After months of speculation, it looks like we finally have an answer to what Carolina plans to do with Cam Newton. On Tuesday, Carolina Panthers head coach Matt Rhule told the media that he “want(s) to coach Cam” and expects him to be on the roster when the season begins in September. With Newton sidelined, the Panthers used Kyle Allen for much of the 2019 season. Despite some early success, Allen flamed out and the team got a brief look at Will Grier at the end of the year.

Newton is a classic fantasy football “love to hate” player who many fantasy players avoid drafting. But love him or hate him as a player, there’s no denying his track record of fantasy success. He has posted multiple elite fantasy seasons thanks in large part to his ability as a runner. While Newton isn’t quite as prolific on the ground as he was earlier in his career, he’s still more than capable up putting up good numbers on that front. He also has a dynamic group of receiving weapons in Carolina.

Given the general fantasy negativity surrounding him, Newton is a good bet to fall to the late rounds in 2020 fantasy drafts. Is he the safest fantasy option? No. But the good news is you likely aren’t going to have to pay anything for him this season.

Austin Hooper looks like he’ll test the free agent market

At least, Atlanta Falcons GM Thomas Dimitroff said as much in his media interview. Atlanta currently has the third-lowest effective cap space, making it essentially impossible to sign Austin Hooper to a long-term deal. While Dimitroff did note that the team would still negotiate with Hooper, he’s likely to command a healthy salary after posting a career-high 75 catches in 2019. Jimmy Graham is currently the highest-paid tight end per year at $10 million.

For fantasy purposes, Hooper was one of the top options in the league. He finished sixth at the position in scoring despite missing three games. That followed a somewhat surprising sixth-place finish in 2018. Still on the upslope of his career, Hooper is all but locked in as a top-10 fantasy option regardless of what uniform he’s in next season.

Player Interview Quick Hits

With three of the four fantasy skill positions at the podium, there was a lot of action to track on the first day of media interviews.
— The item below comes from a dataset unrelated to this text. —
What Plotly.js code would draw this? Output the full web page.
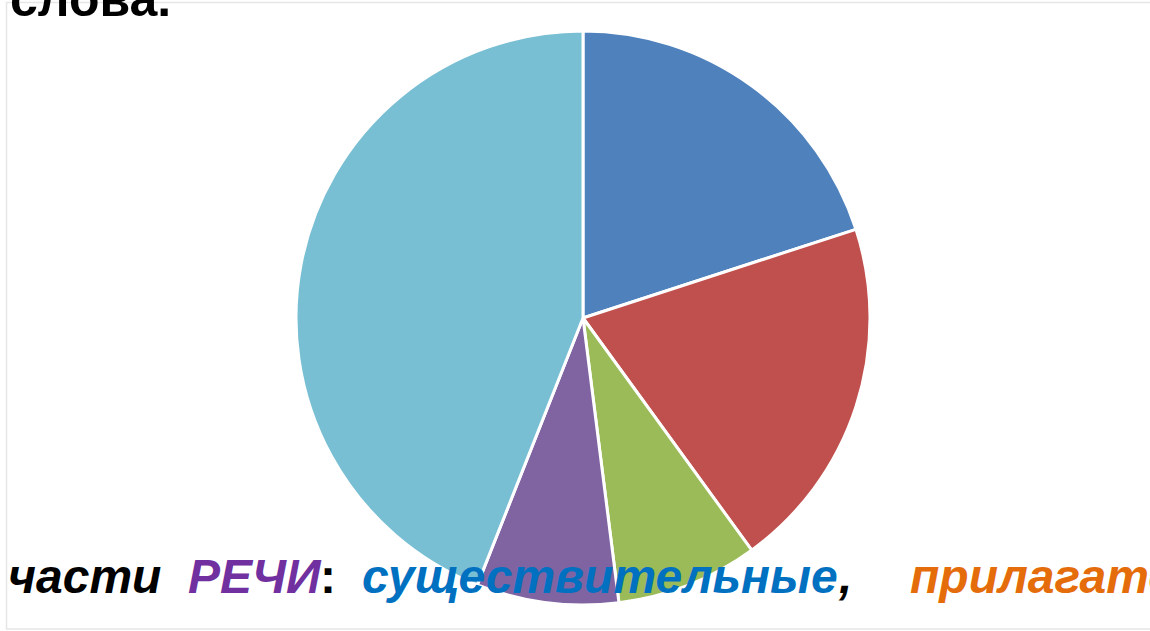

• The morning began with tight ends, where a number of players at the position said they modeled their games after Travis Kelce and George Kittle (go figure). However, Hunter Bryant said he saw himself as similar to Evan Engram. That’s a solid comp — and one that would be very good for fantasy purposes.

• Speaking of tight ends, Thaddeus Moss said, “I’m a tight end, not a receiver.” Fantasy players need to take note. Moss is going to get some fantasy buzz because of his father, but he doesn’t profile as a high-upside receiving option.

• Jalen Reagor may be a speedster, but the TCU product was one of the most muscular wideouts of the day. While Reagor ranked just 19th on our initial 2020 overall fantasy football rookie rankings, his stock could improve with an especially good showing in the testing events.

• KJ Hamler tweaked his hamstring and won’t be running the 40-yard dash. That’s disappointing, but the good news is that we will see Reagor and Henry Ruggs running. Get your popcorn ready.